Cantafio was representing the previous owner in a short sale process when another Realtor brought her a buyer who made the $330,000 offer. It was within $20,000 of what the bank indicated it was willing to accept in the foreclosure auction, and Cantafio was optimistic at the time.
Cantafio, who is with Real Living Real Estate in Steamboat Springs, said she has helped to close several short sales in the recent past. It’s a process that results when a homeowner realizes that a change in their circumstances, for example a job loss, means they won’t be able to keep up with their mortgage payments. Instead of waiting until they are in arrears on their mortgage payments, they go to the bank and work out a plan in which the bank agrees to sell the property for less than what is owed on the mortgage.

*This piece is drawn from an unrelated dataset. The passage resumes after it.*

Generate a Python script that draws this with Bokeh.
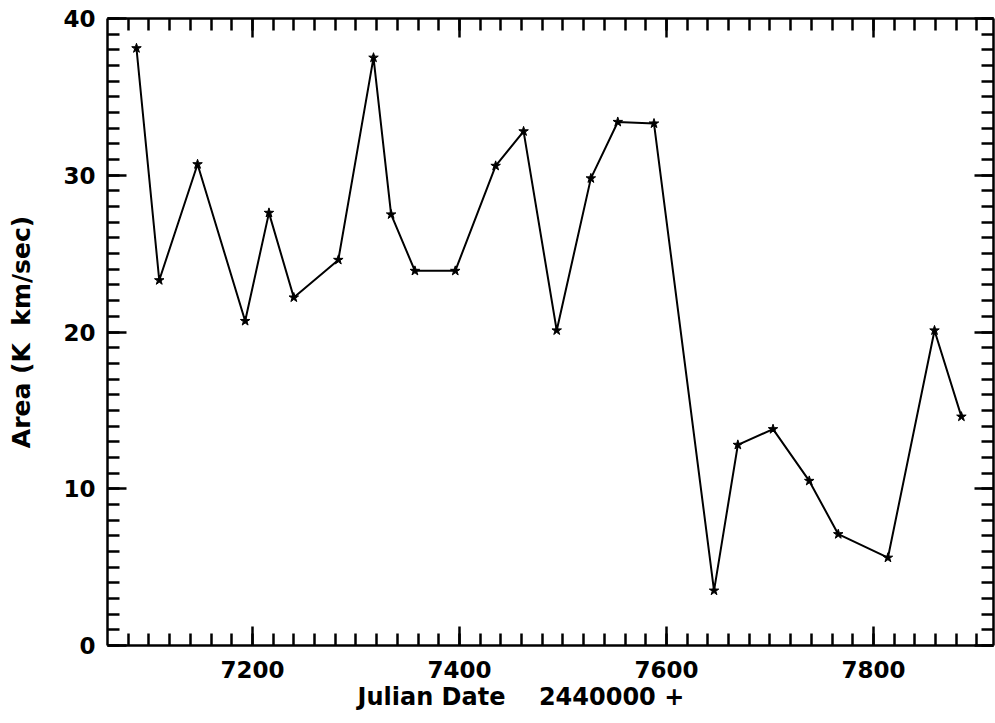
import numpy as np
from bokeh.plotting import figure
from bokeh.models import LinearAxis, FixedTicker, Range1d, Title
from bokeh.embed import file_html
from bokeh.resources import INLINE

julian_date = [7088, 7110, 7147, 7193, 7216, 7240, 7283, 7317, 7334, 7357,
               7396, 7435, 7462, 7494, 7527, 7553, 7588, 7646, 7669, 7703,
               7738, 7766, 7814, 7859, 7885]
area = [38.1, 23.3, 30.7, 20.7, 27.6, 22.2, 24.6, 37.5, 27.5, 23.9,
        23.9, 30.6, 32.8, 20.1, 29.8, 33.4, 33.3, 3.5, 12.8, 13.8,
        10.5, 7.1, 5.6, 20.1, 14.6]

x_major_ticks = [7200, 7400, 7600, 7800]
x_minor_step = 20
y_major_ticks = [0, 10, 20, 30, 40]
y_minor_step = 1
x_start, x_end = 7060, 7916
y_start, y_end = 0, 40

x_minor_ticks = [float(v) for v in np.arange(7080, x_end, x_minor_step)]
y_minor_ticks = [float(v) for v in np.arange(y_start, y_end + 0.5, y_minor_step)]

FONT = "DejaVu Sans"

p = figure(width=995, height=723, frame_width=886, frame_height=627,
           x_range=Range1d(x_start, x_end), y_range=Range1d(y_start, y_end),
           output_backend="svg", toolbar_location=None,
           y_axis_label="Area (K\u00a0\u00a0km/sec)",
           min_border_left=107, min_border_top=18, min_border_right=2,
           min_border_bottom=78)
p.grid.visible = False
p.outline_line_color = None
p.background_fill_color = "white"
p.border_fill_color = "white"

p.line(julian_date, area, line_color="black", line_width=2)
p.scatter(julian_date, area, marker="star", size=10,
          fill_color="black", line_color="black")

def style(ax, ticker, labels=True):
    ax.ticker = ticker
    ax.axis_line_width = 2.5
    ax.axis_line_color = "black"
    ax.major_tick_in = 19
    ax.major_tick_out = 0
    ax.minor_tick_in = 12
    ax.minor_tick_out = 0
    ax.major_tick_line_width = 2.5
    ax.minor_tick_line_width = 2.5
    ax.major_tick_line_color = "black"
    ax.minor_tick_line_color = "black"
    ax.major_label_text_font = FONT
    ax.major_label_text_font_style = "bold"
    if labels:
        ax.major_label_text_color = "black"
        ax.major_label_text_font_size = "23px"
    else:
        ax.major_label_text_color = None
        ax.major_label_text_font_size = "1px"
        ax.major_label_standoff = 0

def xticker():
    return FixedTicker(ticks=x_major_ticks, minor_ticks=x_minor_ticks)

def yticker():
    return FixedTicker(ticks=y_major_ticks, minor_ticks=y_minor_ticks)

style(p.xaxis[0], xticker())
style(p.yaxis[0], yticker())
p.xaxis[0].major_label_standoff = 15
p.yaxis[0].major_label_standoff = 12
ya = p.yaxis[0]
ya.axis_label_text_font = FONT
ya.axis_label_text_font_style = "bold"
ya.axis_label_text_color = "black"
ya.axis_label_text_font_size = "25px"
ya.axis_label_standoff = 24

top = LinearAxis()
style(top, xticker(), labels=False)
p.add_layout(top, "above")
right = LinearAxis()
style(right, yticker(), labels=False)
p.add_layout(right, "right")

xlabel = Title(text="Julian Date\u00a0\u00a0\u00a0\u00a02440000\u00a0+",
               align="left", offset=250, text_font=FONT,
               text_font_style="bold", text_font_size="24px",
               text_color="black", standoff=0)
p.add_layout(xlabel, "below")

open("out.html", "w").write(file_html(p, INLINE))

Even when the sale is successful, the homeowner loses their property and their equity, but the hit to their credit is not as severe as it would be in a foreclosure.
Routt County Public Trus tee Jeanne Whiddon said Wed nesday the total outstanding indebtedness on the home at 23425 Willow Highland Trail was $587,730.
Stephen Caragol, who invests in distressed properties, said the home, built in 2006, appeared to be an attractive investment. However, he did not attend Wednesday’s sale.
Caragol’s Steamboat-based company, Blue Rhino Investments, sometimes acquires foreclosed properties in Routt County, but more often in Front Range cities. He said that had the Meadowgreen home been offered at foreclosure auction in a market with a community of active investors, it might have been bid up to the neighborhood of $375,000.
The two-story, four-bedroom, 3.5-bath home comprises a total of 2,299 square feet. Of that, 1,713 square feet is livable space, according to records at the Routt County Assessor’s Office. The home has a two-car garage and luxuries such as granite countertops and a large corner bathtub. Large log posts support the vaulted paneled ceiling in the great room. Of course, there are views of Stagecoach Reservoir.
Cantafio said when she initially described the short-sale offer to a representative of Chase, she was told not to submit it because it was too low. She said an attorney representing the bank advised them to take a closer look, and she submitted the offer despite instructions to the contrary. She called the representative weeks later and was told again that the offer was too low.
Typically, the next step would be for the bank to engage a Realtor specializing in foreclosures to sell the house.
Efforts to reach the previous owner of the home at a phone number in Westminster were unsuccessful.